A dos horas hacia el oeste de Antigua, a 1500 metros sobre el nivel del mar, en el altiplano guatemalteco, está el lago de Atitlán. Llegamos muy temprano, en un autobús corto que sube deprisa las curvas interminables de los cerros verdes. El cruce está en Sololá, y desde ahí hay una carretera que baja hasta la orilla del lago en Panajachel, entre precipicios de vértigo. El naturalista alemán Alexander von Humboldt escribió que éste era "el lago más hermoso del mundo". También el escritor británico Aldous Huxley pasó por aquí, y escribió sobre el lago en su libro de viajes Beyond the Mexique Bay. El lago está tan enraizado en la cultura maya, que los arqueólogos buscan restos de ciudades bajo las aguas. Pero los mayas siguen viviendo aquí: están repartidos por las orillas.
Panajachel es un pueblo tranquilo, uno de los doce pueblos que hay a lo largo de las orillas del lago Atitlán. El lago tiene 18 kilómetros de largo, y más de 300 metros de profundidad. En el escueto puerto hay capitanes de barca ofreciendo transporte regular de un pueblo a otro o tours de toda la mañana para visitar tres de esos pueblos. Incluso para la gente local es más cómodo transportarse en bote de pueblo a pueblo, pues para llegar por tierra deberían subir y bajar cerros, por carreteras peligrosas, y recorrer mucha más distancia de la que hay en línea recta sobre el agua.
Tras cinco minutos de navegación llegamos a San Pedro La Laguna, que es poco más grande pero mucho más turístico. Muchos viajeros hacen noche en este pueblo, que además de telares y exhibiciones sobre el café tiene un ambiente muy internacional. Hay extranjeros mezclados con la colorida población local, neojipis vendiendo baratijas en las calles, muchos hotelitos frente a la laguna. Hay muchachos bañándose en el agua con gran algarabía, mientras una mujer lava la ropa cerca y una muchacha se enjabona el pelo. En un muelle hay un barco de fiesta, con música alta de Enrique Iglesias, adonde se dirigen en procesión decenas de jóvenes en bañador. Son muy blancos y hablan una lengua incomprensible, de la que sólo deduzco que no es europea. Sólo después me entero de que es un gran grupo de israelíes de excursión por el lago.

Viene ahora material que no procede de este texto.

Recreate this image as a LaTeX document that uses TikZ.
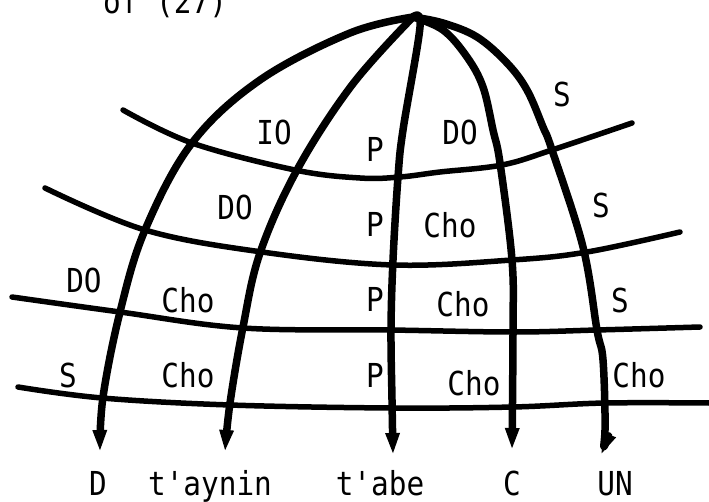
\documentclass[tikz,border=0pt]{standalone}
\usepackage{fontspec}
\setmonofont[FakeStretch=0.89]{DejaVu Sans Mono}
\usetikzlibrary{arrows.meta}
\begin{document}
\begin{tikzpicture}[x=1pt,y=-1pt,
  meridian/.style={line width=7.5pt, line cap=round, line join=round,
    -{Triangle[length=22pt,width=13pt]}},
  parallel/.style={line width=5.5pt, line cap=round, line join=round},
  lab/.style={anchor=base, inner sep=0pt, font=\ttfamily\fontsize{33}{33}\selectfont}]
\useasboundingbox (0,0) rectangle (709,502);
\coordinate (top) at (413,17);
% parallels
\draw[parallel] plot[smooth, tension=0.6] coordinates {(123,110) (192,143) (295,170) (360,178) (400,177) (440,172) (502,165) (552,150) (632,123)};
\draw[parallel] plot[smooth, tension=0.6] coordinates {(45,188) (145,230) (262,252) (393,265) (512,260) (587,252) (680,232)};
\draw[parallel] plot[smooth, tension=0.6] coordinates {(12,297) (120,312) (243,328) (390,330) (513,332) (597,330) (700,327)};
\draw[parallel] plot[smooth, tension=0.6] coordinates {(18,387) (102,398) (230,405) (392,408) (513,407) (605,403) (709,403)};
% meridians
\draw[meridian] plot[smooth, tension=0.6] coordinates {(top) (350,33) (260,80) (192,143) (145,230) (120,312) (103,397) (100,452)};
\draw[meridian] plot[smooth, tension=0.6] coordinates {(top) (352,85) (297,170) (260,253) (243,327) (230,403) (225,452)};
\draw[meridian] plot[smooth, tension=0.6] coordinates {(top) (420,27) (403,130) (398,177) (393,260) (391,330) (392,400) (393,455)};
\draw[meridian] plot[smooth, tension=0.6] coordinates {(top) (443,30) (467,57) (483,87) (493,130) (500,163) (512,260) (513,330) (512,450)};
\draw[meridian] plot[smooth, tension=0.6] coordinates {(top) (443,23) (477,37) (507,63) (527,90) (543,127) (552,150) (583,247) (597,330) (603,360) (605,430) (601,455)};
% labels
\node[lab, anchor=base west] (of) at (103,14) {of (27)};
\node[lab] (io) at (274,145) {IO};
\node[lab] (do1) at (460,145) {DO};
\node[lab] (p1) at (375,162) {P};
\node[lab] (s1) at (562,107) {S};
\node[lab] (do2) at (235,220) {DO};
\node[lab] (p2) at (375,237) {P};
\node[lab] (cho2) at (450,238) {Cho};
\node[lab] (s2) at (601,218) {S};
\node[lab] (do3) at (84,293) {DO};
\node[lab] (cho3l) at (188,313) {Cho};
\node[lab] (p3) at (375,312) {P};
\node[lab] (cho3r) at (463,317) {Cho};
\node[lab] (s3) at (620,313) {S};
\node[lab] (s4) at (68,387) {S};
\node[lab] (cho4l) at (188,387) {Cho};
\node[lab] (p4) at (375,387) {P};
\node[lab] (cho4m) at (474,395) {Cho};
\node[lab] (cho4r) at (639,387) {Cho};
\node[lab] (d) at (98,495) {D};
\node[lab] (taynin) at (210,495) {t'aynin};
\node[lab] (tabe) at (380,495) {t'abe};
\node[lab] (c) at (512,495) {C};
\node[lab] (un) at (615,495) {UN};
\end{tikzpicture}
\end{document}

De vuelta en Panajachel, la tarde efectivamente empieza a anieblarse. Los volcanes desaparecen tras las nubes y la niebla. Sopla el vientecillo anunciado, y se levanta un rápido oleaje sobre el lago. Hay muchos restaurantes con terrazas sostenidas por palos de madera sobre el agua. Los camareros están ociosos, unos miran sus móviles, otros juegan al fútbol en la calle. En unos endebles muelles de madera hay alguna gente pescando, varias barquitas vuelven antes de que el agua se ponga más peligrosa.
La avenida Santander es la calle principal de Panajachel. Hay puestos de comida y de artesanías y baratijas a todo lo largo, y los autobuses y tuk-tuks no paran de ir y venir entre la gente. Son autobuses escolares norteamericanos, algunos todavía amarillos, otros repintados con colores y dibujos extravagantes. Hay mucho ruido y movimiento de gente, hasta que de repente llega la tormenta también anunciada: durante una hora cae un chaparrón fuerte, y después el pueblo se queda casi en silencio, apagado y vacío. De noche, en el muelle, pasean los perros y las parejas silenciosas, y se ven las luces débiles de los pueblecitos de enfrente. Los mayas de entonces verían también las luces de las hogueras en las noches cerradas como ésta, donde el lago es otra vez un gran agujero negro en el tiempo.